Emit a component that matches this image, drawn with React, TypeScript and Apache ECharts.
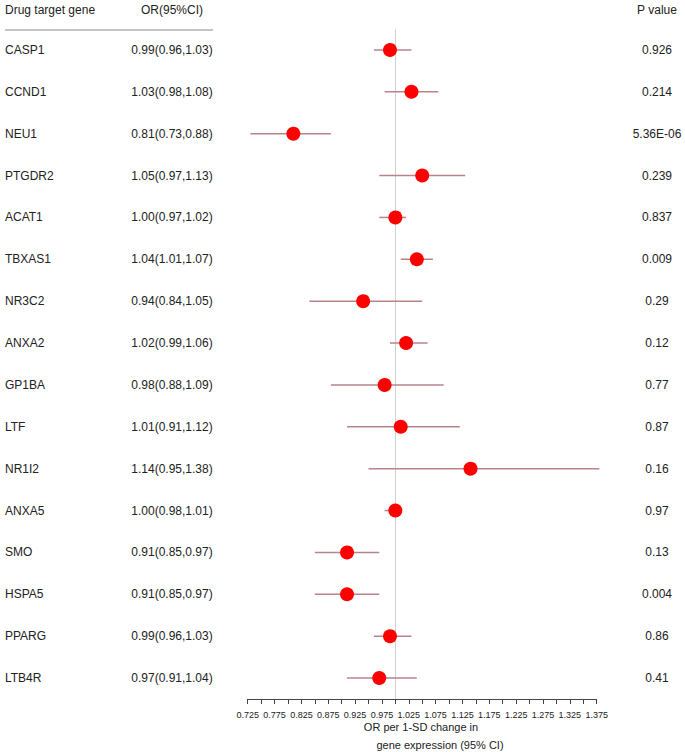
import React, { useEffect, useRef } from "react";
import * as echarts from "echarts";

const genes = ["CASP1", "CCND1", "NEU1", "PTGDR2", "ACAT1", "TBXAS1", "NR3C2", "ANXA2", "GP1BA", "LTF", "NR1I2", "ANXA5", "SMO", "HSPA5", "PPARG", "LTB4R"];
const orValues = [0.99, 1.03, 0.81, 1.05, 1.0, 1.04, 0.94, 1.02, 0.98, 1.01, 1.14, 1.0, 0.91, 0.91, 0.99, 0.97];
const lowerCI = [0.96, 0.98, 0.73, 0.97, 0.97, 1.01, 0.84, 0.99, 0.88, 0.91, 0.95, 0.98, 0.85, 0.85, 0.96, 0.91];
const upperCI = [1.03, 1.08, 0.88, 1.13, 1.02, 1.07, 1.05, 1.06, 1.09, 1.12, 1.38, 1.01, 0.97, 0.97, 1.03, 1.04];
const pValues = ["0.926", "0.214", "5.36E-06", "0.239", "0.837", "0.009", "0.29", "0.12", "0.77", "0.87", "0.16", "0.97", "0.13", "0.004", "0.86", "0.41"];

const FONT = "'Liberation Sans', Arial, sans-serif";
const TXT = "#222";

function fmt(v: number) {
  return v.toFixed(2);
}

export default function App() {
  const ref = useRef<HTMLDivElement>(null);
  useEffect(() => {
    if (!ref.current) return;
    const chart = echarts.init(ref.current, undefined, { renderer: "svg" });
    const orText = genes.map((_, i) => `${fmt(orValues[i])}(${fmt(lowerCI[i])},${fmt(upperCI[i])})`);
    chart.setOption({
      animation: false,
      textStyle: { fontFamily: FONT },
      grid: { left: 247.7, right: 88.3, top: 29, bottom: 53 },
      xAxis: {
        type: "value",
        min: 0.725,
        max: 1.375,
        interval: 0.025,
        splitLine: { show: false },
        axisLine: { show: true, onZero: false, lineStyle: { color: "#444", width: 1 } },
        axisTick: { show: true, length: 5, lineStyle: { color: "#444" } },
        axisLabel: {
          margin: 11,
          fontSize: 9,
          color: TXT,
          fontFamily: FONT,
          formatter: (v: number) => {
            const k = Math.round(v * 1000);
            return (k - 725) % 50 === 0 ? (k / 1000).toFixed(3) : "";
          },
        },
      },
      yAxis: {
        type: "value",
        min: -0.5,
        max: 15.5,
        inverse: true,
        show: false,
        splitLine: { show: false },
      },
      graphic: [
        { type: "text", x: 5, y: 10, style: { text: "Drug target gene", fontSize: 12, fill: TXT, fontFamily: FONT, verticalAlign: "middle" } },
        { type: "text", x: 172, y: 10, style: { text: "OR(95%CI)", fontSize: 12, fill: TXT, fontFamily: FONT, align: "center", verticalAlign: "middle" } },
        { type: "text", x: 657, y: 10, style: { text: "P value", fontSize: 12, fill: TXT, fontFamily: FONT, align: "center", verticalAlign: "middle" } },
        { type: "line", shape: { x1: 5, y1: 30, x2: 213, y2: 30 }, style: { stroke: "#888", lineWidth: 1 } },
        { type: "text", x: 421, y: 727, style: { text: "OR per 1-SD change in", fontSize: 11, fill: TXT, fontFamily: FONT, align: "center", verticalAlign: "middle" } },
        { type: "text", x: 440, y: 745, style: { text: "gene expression (95% CI)", fontSize: 11, fill: TXT, fontFamily: FONT, align: "center", verticalAlign: "middle" } },
      ],
      series: [
        {
          type: "custom",
          z: 1,
          clip: false,
          data: genes.map((_, i) => [lowerCI[i], upperCI[i], i]),
          encode: { x: [0, 1], y: 2 },
          renderItem: (params: any, api: any) => {
            const i = params.dataIndex;
            const p1 = api.coord([api.value(0), api.value(2)]);
            const p2 = api.coord([api.value(1), api.value(2)]);
            const y = p1[1];
            return {
              type: "group",
              children: [
                {
                  type: "line",
                  shape: { x1: p1[0], y1: y, x2: p2[0], y2: y },
                  style: { stroke: "#b9838a", lineWidth: 1.5 },
                },
                {
                  type: "text",
                  x: 5,
                  y,
                  style: { text: genes[i], fontSize: 12, fill: TXT, fontFamily: FONT, verticalAlign: "middle", align: "left" },
                },
                {
                  type: "text",
                  x: 172,
                  y,
                  style: { text: orText[i], fontSize: 12, fill: TXT, fontFamily: FONT, verticalAlign: "middle", align: "center" },
                },
                {
                  type: "text",
                  x: 657,
                  y,
                  style: { text: pValues[i], fontSize: 12, fill: TXT, fontFamily: FONT, verticalAlign: "middle", align: "center" },
                },
              ],
            };
          },
        },
        {
          type: "scatter",
          z: 3,
          symbolSize: 14,
          itemStyle: { color: "#ff0000", opacity: 1 },
          data: genes.map((_, i) => [orValues[i], i]),
          markLine: {
            silent: true,
            symbol: "none",
            z: 0,
            label: { show: false },
            lineStyle: { color: "#d0d0d0", width: 1, type: "solid" },
            data: [{ xAxis: 1 }],
          },
        },
      ],
    });
    return () => chart.dispose();
  }, []);
  return <div ref={ref} style={{ position: "absolute", left: 0, top: 0, width: 685, height: 752 }} />;
}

---

**Task to complete:**
Write out an exact copy of the listing, first line through the line containing "import * as", with the pictures left out.

**Reply to the task:**
Emit a component that matches this image, drawn with React, TypeScript and Apache ECharts.
import React, { useEffect, useRef } from "react";
import * as echarts from "echarts";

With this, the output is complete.